Validity with Self-touching Rings

Some spatial systems allow a polygon model in which "inverted shells" are valid.  These are polygon shells which contain a self-touch in a way that encloses some exterior area.  They also allow "exverted holes", which contain self-touches that disconnect the hole into two or more lobes.  A key point is that they do not allow "exverted shells" or "inverted holes"; self-touches may disconnect the polygon exterior, but not the interior.  Visually this looks like:
Left: Inverted shell and exverted hole (valid)
Right: Exverted shell and inverted hole (invalid)

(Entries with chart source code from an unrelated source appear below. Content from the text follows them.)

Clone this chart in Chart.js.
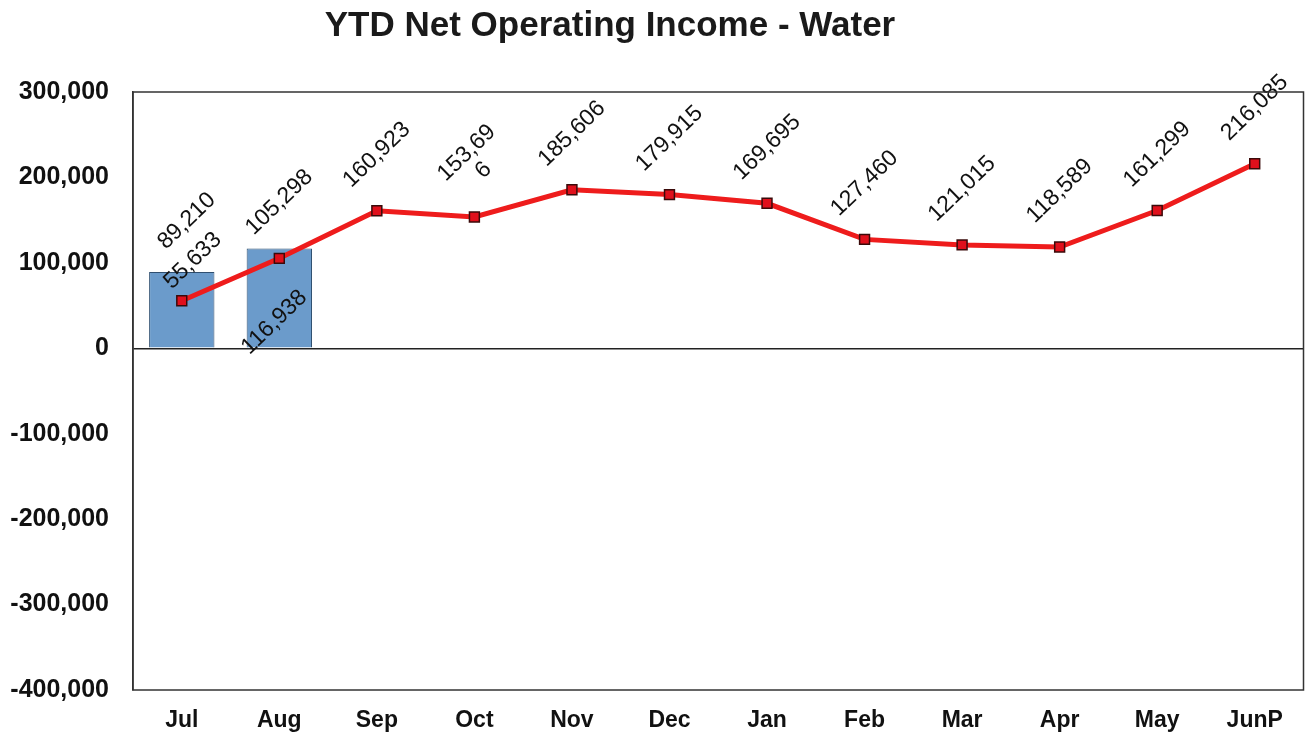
<!DOCTYPE html>
<html>
<head>
<meta charset="utf-8">
<script src="https://cdn.jsdelivr.net/npm/chart.js@4.4.0/dist/chart.umd.min.js"></script>
<style>
  html, body { margin: 0; padding: 0; background: #fff; overflow: hidden; }
  #wrap { width: 1312px; height: 732px; position: relative; }
  #noiChart { display: block; }
</style>
</head>
<body>
<div id="wrap"><canvas id="noiChart"></canvas></div>
<script>
// chart data
const months = ['Jul', 'Aug', 'Sep', 'Oct', 'Nov', 'Dec', 'Jan', 'Feb', 'Mar', 'Apr', 'May', 'JunP'];
const actualValues = [89210, 116938, null, null, null, null, null, null, null, null, null, null];
const projectedValues = [55633, 105298, 160923, 153696, 185606, 179915, 169695, 127460, 121015, 118589, 161299, 216085];
const yTicks = [300000, 200000, 100000, 0, -100000, -200000, -300000, -400000];
const chartTitle = 'YTD Net Operating Income - Water';

const fmt = v => v.toLocaleString('en-US');
const FONT = '"Liberation Sans", Arial, sans-serif';

// label nudges (px) to sit like the original excel labels
const barLabelShift = { 0: [5, -51], 1: [-5, 74] };
const lineLabelShift = { 0: [11, -40] };

// title is not centred on the canvas in the original, so draw it by hand
const titleText = {
    id: 'titleText',
    afterDraw(chart) {
        const c = chart.ctx;
        c.save();
        c.font = 'bold 35px ' + FONT;
        c.fillStyle = '#1a1a1a';
        c.textAlign = 'center';
        c.textBaseline = 'middle';
        c.fillText(chartTitle, 610, 26);
        c.restore();
    }
};

const borderBox = {
    id: 'borderBox',
    afterDraw(chart) {
        const { ctx, chartArea: a } = chart;
        ctx.save();
        ctx.strokeStyle = '#333';
        ctx.lineWidth = 1.5;
        ctx.strokeRect(a.left, a.top, a.right - a.left, a.bottom - a.top);
        ctx.restore();
    }
};

const valueLabels = {
    id: 'valueLabels',
    afterDatasetsDraw(chart) {
        const ctx = chart.ctx;
        ctx.save();
        ctx.font = '23px ' + FONT;
        ctx.fillStyle = '#111';
        ctx.textAlign = 'center';
        ctx.textBaseline = 'middle';
        chart.data.datasets.forEach((ds, di) => {
            const meta = chart.getDatasetMeta(di);
            meta.data.forEach((el, i) => {
                const v = ds.data[i];
                if (v === null || v === undefined) return;
                let dx, dy;
                if (ds.type === 'bar') {
                    [dx, dy] = barLabelShift[i] || [0, -50];
                } else {
                    [dx, dy] = lineLabelShift[i] || [0, -56];
                }
                ctx.save();
                ctx.translate(el.x + dx, el.y + dy);
                ctx.rotate(-44 * Math.PI / 180);
                const txt = fmt(v);
                if (i === 3 && ds.type === 'line') {
                    // excel wrapped this one
                    ctx.fillText(txt.slice(0, -1), 0, -11);
                    ctx.fillText(txt.slice(-1), 0, 13);
                } else {
                    ctx.fillText(txt, 0, 0);
                }
                ctx.restore();
            });
        });
        ctx.restore();
    }
};

const ctx = document.getElementById('noiChart');
new Chart(ctx, {
    data: {
        labels: months,
        datasets: [
            {
                type: 'line',
                label: 'Projected',
                data: projectedValues,
                borderColor: '#ee1c1c',
                borderWidth: 5,
                pointStyle: 'rect',
                pointRadius: 7,
                pointBackgroundColor: '#e0101c',
                pointBorderColor: '#3a0a0a',
                pointBorderWidth: 1.5,
                tension: 0,
                order: 0
            },
            {
                type: 'bar',
                label: 'Actual',
                data: actualValues,
                backgroundColor: '#6b9bcb',
                borderColor: '#2f4f70',
                borderWidth: 1,
                categoryPercentage: 0.67,
                barPercentage: 1,
                order: 1
            }
        ]
    },
    options: {
        responsive: true,
        maintainAspectRatio: false,
        animation: false,
        layout: { padding: { top: 92, right: 4, left: 0, bottom: 0 } },
        plugins: {
            legend: { display: false },
            tooltip: { enabled: false },
            title: { display: false }
        },
        scales: {
            x: {
                grid: { display: false },
                border: { display: false },
                ticks: {
                    color: '#111',
                    padding: 9,
                    font: { family: FONT, size: 23, weight: 'bold' }
                },
                afterFit(scale) { scale.height = 42; }
            },
            y: {
                min: -400000,
                max: 300000,
                afterBuildTicks(scale) { scale.ticks = yTicks.map(v => ({ value: v })); },
                grid: {
                    drawTicks: false,
                    color: c => c.tick && c.tick.value === 0 ? '#222' : 'rgba(0,0,0,0)',
                    lineWidth: 1.5
                },
                border: { display: true, color: '#333', width: 1.5 },
                ticks: {
                    color: '#111',
                    padding: 24,
                    callback: v => fmt(v),
                    font: { family: FONT, size: 25, weight: 'bold' }
                },
                afterFit(scale) { scale.width = 133; }
            }
        }
    },
    plugins: [borderBox, valueLabels, titleText]
});
</script>
</body>
</html>
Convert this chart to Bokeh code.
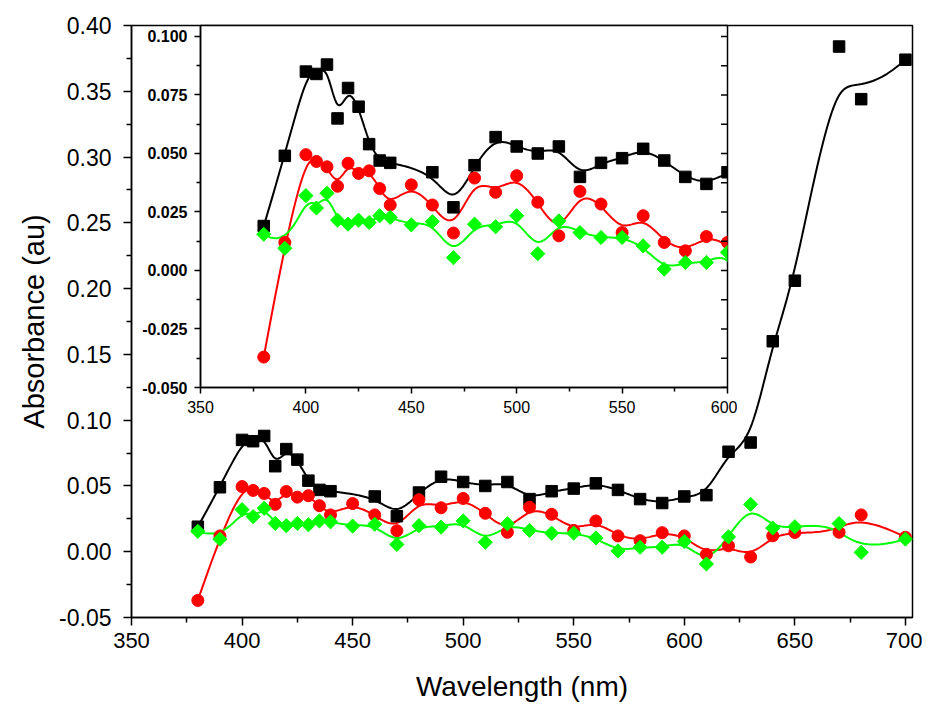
import numpy as np
from bokeh.plotting import figure
from bokeh.models import Range1d, FixedTicker, PrintfTickFormatter, Title
from bokeh.layouts import column
from bokeh.embed import file_html
from bokeh.resources import INLINE

# ---------------- data ----------------
wl_black = [380, 390, 400, 405, 410, 415, 420, 425, 430, 435, 440, 460, 470, 480, 490,
            500, 510, 520, 530, 540, 550, 560, 570, 580, 590, 600, 610, 620, 630, 640,
            650, 670, 680, 700]
abs_black = [0.019, 0.049, 0.085, 0.084, 0.088, 0.065, 0.078, 0.070, 0.054, 0.047, 0.046,
             0.042, 0.027, 0.045, 0.057, 0.053, 0.050, 0.053, 0.040, 0.046, 0.048, 0.052,
             0.047, 0.040, 0.037, 0.042, 0.043, 0.076, 0.083, 0.160, 0.206, 0.384, 0.344,
             0.374]

wl_red = [380, 390, 400, 405, 410, 415, 420, 425, 430, 435, 440, 450, 460, 470, 480, 490,
          500, 510, 520, 530, 540, 550, 560, 570, 580, 590, 600, 610, 620, 630, 640, 650,
          670, 680, 700]
abs_red = [-0.037, 0.012, 0.0495, 0.0466, 0.0443, 0.036, 0.0458, 0.0415, 0.0426, 0.035,
           0.028, 0.0366, 0.028, 0.016, 0.0395, 0.0334, 0.0405, 0.0292, 0.0148, 0.0338,
           0.0284, 0.0162, 0.0234, 0.012, 0.0084, 0.0145, 0.012, -0.002, 0.0045, -0.004,
           0.0121, 0.0146, 0.0148, 0.028, 0.011]

wl_green = [380, 390, 400, 405, 410, 415, 420, 425, 430, 435, 440, 450, 460, 470, 480, 490,
            500, 510, 520, 530, 540, 550, 560, 570, 580, 590, 600, 610, 620, 630, 640, 650,
            670, 680, 700]
abs_green = [0.0155, 0.0095, 0.032, 0.0267, 0.033, 0.0215, 0.0198, 0.0215, 0.0205, 0.0234,
             0.0227, 0.0195, 0.0209, 0.0055, 0.0198, 0.0187, 0.0234, 0.0072, 0.0212, 0.0162,
             0.0141, 0.0141, 0.0105, 0.0006, 0.0034, 0.0034, 0.0078, -0.0093, 0.0113, 0.036,
             0.018, 0.019, 0.0214, -0.0005, 0.0096]

main_xticks = [350, 400, 450, 500, 550, 600, 650, 700]
main_xminor = [375, 425, 475, 525, 575, 625, 675]
main_yticks = [-0.05, 0.0, 0.05, 0.10, 0.15, 0.20, 0.25, 0.30, 0.35, 0.40]
main_yminor = [-0.025, 0.025, 0.075, 0.125, 0.175, 0.225, 0.275, 0.325, 0.375]
inset_xticks = [350, 400, 450, 500, 550, 600]
inset_xminor = [375, 425, 475, 525, 575]
inset_yticks = [-0.050, -0.025, 0.000, 0.025, 0.050, 0.075, 0.100]
inset_yminor = [-0.0375, -0.0125, 0.0125, 0.0375, 0.0625, 0.0875]

x_title = "Wavelength (nm)"
y_title = "Absorbance (au)"

BLACK, RED, GREEN = "#000000", "#FF0000", "#00FF00"
FONT = "Liberation Sans"


def bspline(xs, ys, n_out=600):
    """Clamped cubic B-spline using the data points as control points (Origin 'B-Spline' line)."""
    P = np.column_stack([np.asarray(xs, float), np.asarray(ys, float)])
    n, k = len(P), 3
    t = np.concatenate([np.zeros(k), np.arange(n - k + 1, dtype=float), np.full(k, n - k, dtype=float)])
    u = np.linspace(0, n - k, n_out)
    u[-1] -= 1e-9
    N = np.array([((t[i] <= u) & (u < t[i + 1])).astype(float) for i in range(len(t) - 1)])
    for d in range(1, k + 1):
        Nn = np.zeros((len(t) - 1 - d, len(u)))
        for i in range(len(t) - 1 - d):
            a = t[i + d] - t[i]
            b = t[i + d + 1] - t[i + 1]
            term = np.zeros(len(u))
            if a > 0:
                term += (u - t[i]) / a * N[i]
            if b > 0:
                term += (t[i + d + 1] - u) / b * N[i + 1]
            Nn[i] = term
        N = Nn
    C = N.T @ P
    return C[:, 0], C[:, 1]


series = [
    (wl_black, abs_black, BLACK, "square"),
    (wl_red, abs_red, RED, "circle"),
    (wl_green, abs_green, GREEN, "diamond"),
]


def draw(fig):
    for xs, ys, col, mk in series:
        cx, cy = bspline(xs, ys)
        fig.line(cx, cy, line_color=col, line_width=2)
    for xs, ys, col, mk in series:
        if mk == "square":
            fig.scatter(xs, ys, marker="square", size=11.5, fill_color=col, line_color=col)
        elif mk == "circle":
            fig.scatter(xs, ys, marker="circle", size=12, fill_color=col, line_color=col)
        else:
            fig.scatter(xs, ys, marker="square", angle=np.pi / 4, size=10,
                        fill_color=col, line_color=col)


def style_axis(ax, tick_out, minor_out, font_size, font, bold=False):
    ax.axis_line_width = 1.5
    ax.axis_line_color = "black"
    ax.major_tick_line_width = 1.5
    ax.minor_tick_line_width = 1.5
    ax.major_tick_out = tick_out
    ax.major_tick_in = 0
    ax.minor_tick_out = minor_out
    ax.minor_tick_in = 0
    ax.major_label_text_font = font
    ax.major_label_text_font_size = font_size
    ax.major_label_text_color = "black"
    ax.major_label_text_font_style = "bold" if bold else "normal"


# ---------------- main plot ----------------
main = figure(width=922, height=713, x_range=Range1d(350, 703.2), y_range=Range1d(-0.05, 0.40),
              output_backend="svg", toolbar_location=None,
              min_border_left=131, min_border_right=10, min_border_top=25, min_border_bottom=96)
main.xgrid.visible = False
main.ygrid.visible = False
main.outline_line_color = "black"
main.outline_line_width = 1.5
main.background_fill_color = "white"
main.border_fill_color = "white"

main.xaxis.ticker = FixedTicker(ticks=main_xticks, minor_ticks=main_xminor)
main.yaxis.ticker = FixedTicker(ticks=main_yticks, minor_ticks=main_yminor)
main.yaxis.formatter = PrintfTickFormatter(format="%.2f")
style_axis(main.xaxis[0], 8, 5, "22px", FONT)
style_axis(main.yaxis[0], 8, 5, "23px", FONT)
main.xaxis.major_label_standoff = 7
main.yaxis.major_label_standoff = 12
main.xaxis.axis_label = x_title
main.xaxis.axis_label_text_font_style = "normal"
main.xaxis.axis_label_text_color = "black"
main.xaxis.axis_label_text_font = FONT
main.xaxis.axis_label_text_font_size = "28px"
main.xaxis.axis_label_standoff = 20

# y title on the left side, shifted a little below the frame centre as in the reference
main.add_layout(Title(text=y_title, align="center", offset=-22, standoff=14,
                      text_font=FONT, text_font_size="29px", text_font_style="normal",
                      text_color="black"), "left")

draw(main)

# ---------------- inset ----------------
inset = figure(width=668, height=397, x_range=Range1d(350, 600), y_range=Range1d(-0.05, 0.1047),
               output_backend="svg", toolbar_location=None,
               min_border_left=131, min_border_right=10, min_border_top=5, min_border_bottom=30)
inset.xgrid.visible = False
inset.ygrid.visible = False
inset.outline_line_color = "black"
inset.outline_line_width = 1.5
inset.background_fill_color = "white"
inset.border_fill_alpha = 0
inset.xaxis.ticker = FixedTicker(ticks=inset_xticks, minor_ticks=inset_xminor)
inset.yaxis.ticker = FixedTicker(ticks=inset_yticks, minor_ticks=inset_yminor)
inset.yaxis.formatter = PrintfTickFormatter(format="%.3f")
style_axis(inset.xaxis[0], 6, 4, "16px", FONT)
style_axis(inset.yaxis[0], 6, 4, "16px", FONT, bold=True)
inset.xaxis.major_label_standoff = 7
inset.yaxis.major_label_standoff = 7

draw(inset)

# inward ticks on the inset's right edge (half of each dash is clipped by the frame)
inset.scatter([600] * len(inset_yticks + inset_yminor), inset_yticks + inset_yminor,
              marker="dash", size=13, line_color="black", line_width=1.5)

inset.margin = (-693, 0, 0, 69)

layout = column(main, inset)
open("out.html", "w").write(file_html(layout, INLINE))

This kind of topology is invalid under the OGC polygon model, which prohibits all ring self-intersections.  However, the more lenient model still provides unambiguous topology, and most spatial algorithms can handle geometry of this form perfectly well.  So there is a school of thought that considers the OGC model to be overly restrictive.
To support these systems JTS provides the setSelfTouchingRingFormingHoleValid option for IsValidOp to allow this topology model to be validated.  Re-implementing this functionality in the new codebase initially presented a dilemma. It appeared that building the touch graph to check connectivity required computing the geometry of the additional rings formed by the inversions and exversions.  This needed a significant amount of additional code and data structures, eliminating the simplicity of the graph-based approach.  
However, it turns out that the solution is much simpler.  It relies on the fact that valid self-touches can only disconnect the exterior, not the interior.  This means that self-touches of inverted shells and exverted holes can be validated by the local topology at the self-intersection node.  This condition can be tested by the same logic already used to test for nested touching shells.  Even better, if the self-touches are valid, then the touch-graph algorithm to check connectivity still works.   (This is the same phenomenon that allows most spatial algorithms to work correctly on the inverted/exverted ring model.)  

Performance

As expected, the new codebase provides better performance, due to simpler code and the ability to short-circuit when an invalidity is found.  Here's some performance comparisons for various datasets:

DataSizeNew (ms)Old (ms)Improvement
world 244 Polygons, 366K vertices 3401250   3.7 x
invalid-polys 640 Polygons, 455K vertices 126334   2.6 x
valid-polys 640 Polygons, 455K vertices 244487   2 x
australia 1 MultiPolygon, 1,222K vertices 132169026   52 x

  • world is the standard dataset of world country outlines
  • invalid-polys is a dataset of all invalid polygons.  valid-polys is the same dataset processed by GeometryFixer.  The timings show the effect of short-circuiting invalidity to improve performance. 
  • australia is a geometry of the Australian coastline and near-shore islands, with 6,697 polygon elements.  The dramatic difference in performance reflects the addition of a spatial index for checking nested shells.
Australia and 6,696 islands

Next Steps

The improved IsValidOp will appear in JTS version 1.19.  It has already been ported to GEOS, providing similar performance improvements.  And since GEOS backs the PostGIS ST_IsValid function, that will become faster as well.

There is one remaining use of GeometryGraph in JTS for a non-constructive operation:  the RelateOp class, used to compute all topological spatial predicates.  Converting it should provide the same benefits of simpler code and improved performance.  It should also improve robustness, and allow more lenient handling of invalid inputs.  Watch this space!